The Defenders requested a copy of the video of this interaction, but an assistant city attorney on Monday blocked the video’s release, pending a ruling from the Texas Attorney General’s Office on whether the city can withhold it. The letter incorrectly stated that Felder’s brother was shot in February.
“To me, it’s confrontational,” said Kevin LaChapelle, a California-based police accountability expert.
He said SAPD officials in these situations should be compassionate, and attempt to recognize that they are dealing with a family who lost a loved one during an encounter with police.
LaChapelle, a former police officer who is now a criminal justice professor and consultant on anti-violence projects, said relying on a broad topic like domestic violence to steer a video release policy is the wrong approach.
“The whole purpose for body-worn cameras is for accountability. And so to dismiss that and disallow the public from access to that, to me is very concerning,” said LaChapelle. “I think to hunker down and create policies to prohibit transparency is a dangerous path.”

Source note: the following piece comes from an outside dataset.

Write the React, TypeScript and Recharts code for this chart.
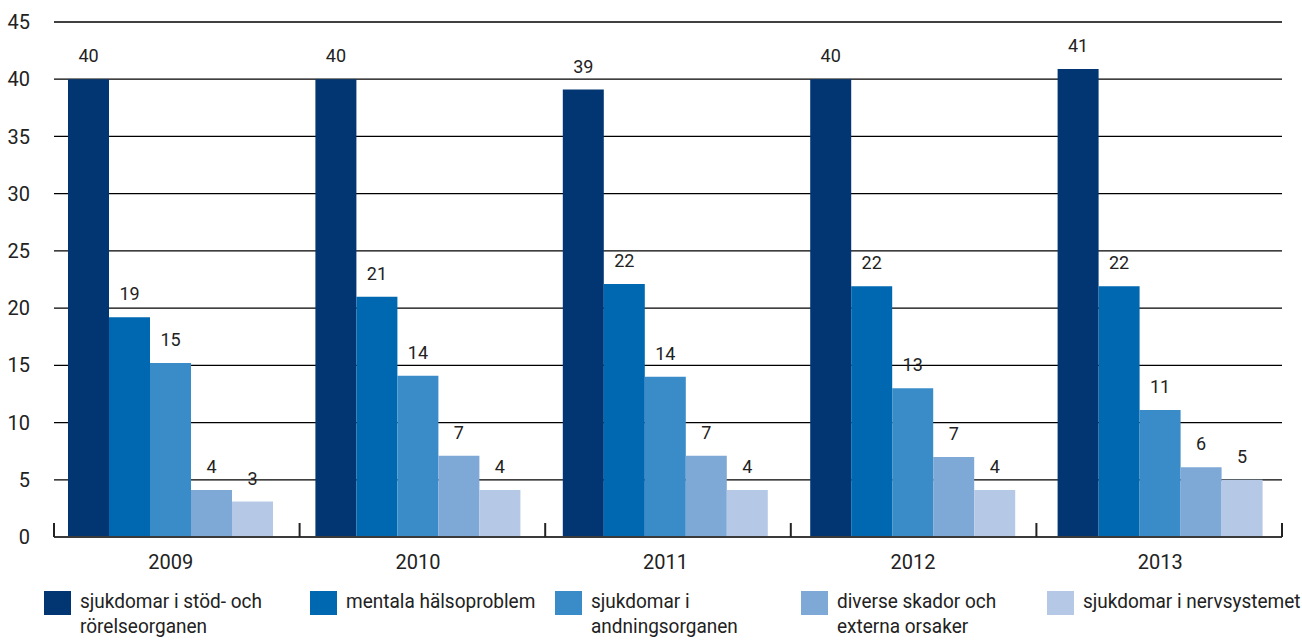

Officials with the Medical Examiner’s Office have not said if a written autopsy report for Montez’s death has been completed. A KSAT request for the record was forwarded by ME officials to its legal counsel on May 19.
An in-custody death report, submitted by SAPD to the Texas Attorney General’s Office April 28, states that officers witnessed Montez break into the home and that he lunged at officers with the knife pointed toward them.
The report states Montez was then shot twice in the chest.
SAPD officials have indicated that they will release footage from three other fatal shootings by officers, all of which took place during a five-day period last month. Among those shootings was the death of Joe Gomez, who took his own life after being shot twice by a San Antonio Park Police Department officer outside a San Antonio International Airport terminal on April 15.